→ **YOUR TASK**
Set down the material exactly as given, please, from its first line through the line that includes "const seriesColors = ['#4545ff', '#008000', '#ff0000'];".

→ **DATA LINES**

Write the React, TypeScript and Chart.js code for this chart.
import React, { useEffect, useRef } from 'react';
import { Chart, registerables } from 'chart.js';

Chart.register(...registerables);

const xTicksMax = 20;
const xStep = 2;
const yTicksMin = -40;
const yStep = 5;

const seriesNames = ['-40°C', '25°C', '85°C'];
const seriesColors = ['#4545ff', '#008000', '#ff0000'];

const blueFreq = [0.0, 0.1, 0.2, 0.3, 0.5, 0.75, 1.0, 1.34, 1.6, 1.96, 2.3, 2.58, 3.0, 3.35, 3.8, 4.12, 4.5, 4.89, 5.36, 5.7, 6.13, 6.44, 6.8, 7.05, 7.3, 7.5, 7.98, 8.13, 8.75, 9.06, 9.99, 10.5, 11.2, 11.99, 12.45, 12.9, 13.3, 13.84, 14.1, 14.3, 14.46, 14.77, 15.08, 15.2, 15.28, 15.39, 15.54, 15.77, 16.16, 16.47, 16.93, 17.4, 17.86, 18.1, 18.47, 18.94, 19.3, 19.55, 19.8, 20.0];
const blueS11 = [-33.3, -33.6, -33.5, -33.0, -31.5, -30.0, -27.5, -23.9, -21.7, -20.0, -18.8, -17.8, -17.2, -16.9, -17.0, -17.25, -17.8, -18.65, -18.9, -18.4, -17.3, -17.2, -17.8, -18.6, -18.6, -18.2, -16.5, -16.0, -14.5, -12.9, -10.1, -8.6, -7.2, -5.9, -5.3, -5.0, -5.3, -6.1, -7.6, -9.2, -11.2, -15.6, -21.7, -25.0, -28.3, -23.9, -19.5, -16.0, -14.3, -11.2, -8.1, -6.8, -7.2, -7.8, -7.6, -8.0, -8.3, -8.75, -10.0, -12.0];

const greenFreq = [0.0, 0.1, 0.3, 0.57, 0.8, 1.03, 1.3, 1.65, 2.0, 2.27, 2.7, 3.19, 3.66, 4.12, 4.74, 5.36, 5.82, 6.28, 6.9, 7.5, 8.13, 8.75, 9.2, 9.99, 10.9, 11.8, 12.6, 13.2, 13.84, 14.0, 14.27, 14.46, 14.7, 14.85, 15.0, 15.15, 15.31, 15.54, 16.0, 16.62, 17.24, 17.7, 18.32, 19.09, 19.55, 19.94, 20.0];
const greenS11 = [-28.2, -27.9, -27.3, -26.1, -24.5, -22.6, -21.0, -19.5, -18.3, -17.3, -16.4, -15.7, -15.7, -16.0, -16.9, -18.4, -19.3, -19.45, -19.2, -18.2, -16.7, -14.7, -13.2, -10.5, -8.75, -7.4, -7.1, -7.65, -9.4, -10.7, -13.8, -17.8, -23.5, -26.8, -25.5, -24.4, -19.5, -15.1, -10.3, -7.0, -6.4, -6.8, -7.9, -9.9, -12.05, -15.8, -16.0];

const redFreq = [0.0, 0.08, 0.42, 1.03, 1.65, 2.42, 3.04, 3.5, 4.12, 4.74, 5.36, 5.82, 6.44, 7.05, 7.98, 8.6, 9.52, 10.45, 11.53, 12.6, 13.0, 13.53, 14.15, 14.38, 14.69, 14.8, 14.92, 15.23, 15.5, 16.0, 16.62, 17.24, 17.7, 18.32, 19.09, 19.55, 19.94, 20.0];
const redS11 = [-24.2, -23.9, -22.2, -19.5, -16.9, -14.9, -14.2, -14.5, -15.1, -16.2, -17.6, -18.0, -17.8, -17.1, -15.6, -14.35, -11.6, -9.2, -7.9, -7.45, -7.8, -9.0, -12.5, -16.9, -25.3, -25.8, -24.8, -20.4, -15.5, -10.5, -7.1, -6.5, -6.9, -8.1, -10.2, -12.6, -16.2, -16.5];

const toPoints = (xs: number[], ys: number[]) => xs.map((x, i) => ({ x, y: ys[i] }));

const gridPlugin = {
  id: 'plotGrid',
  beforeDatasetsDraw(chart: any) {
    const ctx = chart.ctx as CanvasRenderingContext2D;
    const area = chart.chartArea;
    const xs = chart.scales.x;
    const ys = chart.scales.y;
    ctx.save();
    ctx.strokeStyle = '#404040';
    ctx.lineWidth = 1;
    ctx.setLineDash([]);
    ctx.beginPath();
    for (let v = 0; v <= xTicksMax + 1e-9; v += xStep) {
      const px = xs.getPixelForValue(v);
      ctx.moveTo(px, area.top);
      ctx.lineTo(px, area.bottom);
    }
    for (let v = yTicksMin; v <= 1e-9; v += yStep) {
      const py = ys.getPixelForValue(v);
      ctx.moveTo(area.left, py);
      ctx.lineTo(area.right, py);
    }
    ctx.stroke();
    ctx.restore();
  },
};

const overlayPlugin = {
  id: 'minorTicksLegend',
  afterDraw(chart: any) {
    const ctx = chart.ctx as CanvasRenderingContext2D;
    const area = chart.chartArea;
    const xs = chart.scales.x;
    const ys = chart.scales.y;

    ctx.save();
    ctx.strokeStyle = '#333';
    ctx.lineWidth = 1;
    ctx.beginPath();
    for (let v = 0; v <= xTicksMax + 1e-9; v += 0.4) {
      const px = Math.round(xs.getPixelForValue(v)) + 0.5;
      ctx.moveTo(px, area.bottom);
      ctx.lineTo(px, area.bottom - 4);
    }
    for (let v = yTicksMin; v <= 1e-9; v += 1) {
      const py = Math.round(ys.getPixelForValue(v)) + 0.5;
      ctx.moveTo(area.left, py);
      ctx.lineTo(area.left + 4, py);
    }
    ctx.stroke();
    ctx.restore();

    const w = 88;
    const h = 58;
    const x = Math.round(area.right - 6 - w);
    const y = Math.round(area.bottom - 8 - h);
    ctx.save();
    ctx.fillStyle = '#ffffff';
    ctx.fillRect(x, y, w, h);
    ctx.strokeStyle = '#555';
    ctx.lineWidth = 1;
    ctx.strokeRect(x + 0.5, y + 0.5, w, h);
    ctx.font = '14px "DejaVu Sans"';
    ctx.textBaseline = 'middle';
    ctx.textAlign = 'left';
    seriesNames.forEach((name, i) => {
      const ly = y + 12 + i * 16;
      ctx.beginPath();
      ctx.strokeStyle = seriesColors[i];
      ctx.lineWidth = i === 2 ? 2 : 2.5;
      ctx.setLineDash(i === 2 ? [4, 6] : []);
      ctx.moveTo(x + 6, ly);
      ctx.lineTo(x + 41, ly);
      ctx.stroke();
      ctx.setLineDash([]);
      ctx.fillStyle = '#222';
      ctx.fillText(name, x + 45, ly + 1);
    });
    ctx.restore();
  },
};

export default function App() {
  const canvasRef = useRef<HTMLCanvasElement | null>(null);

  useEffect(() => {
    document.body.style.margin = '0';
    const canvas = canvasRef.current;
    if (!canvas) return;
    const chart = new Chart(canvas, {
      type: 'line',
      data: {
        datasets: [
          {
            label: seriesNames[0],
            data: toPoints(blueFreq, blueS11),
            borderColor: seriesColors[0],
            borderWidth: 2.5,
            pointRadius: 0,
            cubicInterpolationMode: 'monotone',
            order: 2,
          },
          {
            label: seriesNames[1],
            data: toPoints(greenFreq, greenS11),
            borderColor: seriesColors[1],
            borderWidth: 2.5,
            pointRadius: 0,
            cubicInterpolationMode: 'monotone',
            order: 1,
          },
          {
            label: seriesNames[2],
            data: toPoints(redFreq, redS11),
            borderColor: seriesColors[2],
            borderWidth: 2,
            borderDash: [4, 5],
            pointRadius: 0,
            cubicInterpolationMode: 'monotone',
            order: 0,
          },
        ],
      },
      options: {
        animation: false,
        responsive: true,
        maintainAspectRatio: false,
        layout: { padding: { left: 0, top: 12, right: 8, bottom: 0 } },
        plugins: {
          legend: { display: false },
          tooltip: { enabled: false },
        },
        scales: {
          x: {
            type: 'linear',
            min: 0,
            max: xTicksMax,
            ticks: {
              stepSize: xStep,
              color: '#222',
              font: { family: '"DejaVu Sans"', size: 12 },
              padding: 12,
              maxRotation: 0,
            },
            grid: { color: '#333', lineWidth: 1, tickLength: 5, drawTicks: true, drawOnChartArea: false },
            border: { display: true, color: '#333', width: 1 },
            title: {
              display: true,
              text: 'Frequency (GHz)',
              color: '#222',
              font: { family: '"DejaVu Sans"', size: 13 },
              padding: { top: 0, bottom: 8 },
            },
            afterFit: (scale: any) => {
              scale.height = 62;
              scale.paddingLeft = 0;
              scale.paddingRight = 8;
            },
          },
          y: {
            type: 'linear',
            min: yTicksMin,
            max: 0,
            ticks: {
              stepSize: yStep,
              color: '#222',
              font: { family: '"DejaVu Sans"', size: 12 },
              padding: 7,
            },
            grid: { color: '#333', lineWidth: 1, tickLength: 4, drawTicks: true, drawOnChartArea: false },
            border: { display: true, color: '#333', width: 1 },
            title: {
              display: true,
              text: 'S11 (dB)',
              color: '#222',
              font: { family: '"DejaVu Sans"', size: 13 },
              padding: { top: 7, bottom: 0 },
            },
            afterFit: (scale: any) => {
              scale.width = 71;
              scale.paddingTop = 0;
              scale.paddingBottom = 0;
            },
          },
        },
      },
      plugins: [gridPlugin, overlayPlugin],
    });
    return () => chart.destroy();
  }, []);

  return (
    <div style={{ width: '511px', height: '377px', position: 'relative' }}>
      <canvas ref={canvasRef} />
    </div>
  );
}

→ **ANSWER BELOW**
Write the React, TypeScript and Chart.js code for this chart.
import React, { useEffect, useRef } from 'react';
import { Chart, registerables } from 'chart.js';

Chart.register(...registerables);

const xTicksMax = 20;
const xStep = 2;
const yTicksMin = -40;
const yStep = 5;

const seriesNames = ['-40°C', '25°C', '85°C'];
const seriesColors = ['#4545ff', '#008000', '#ff0000'];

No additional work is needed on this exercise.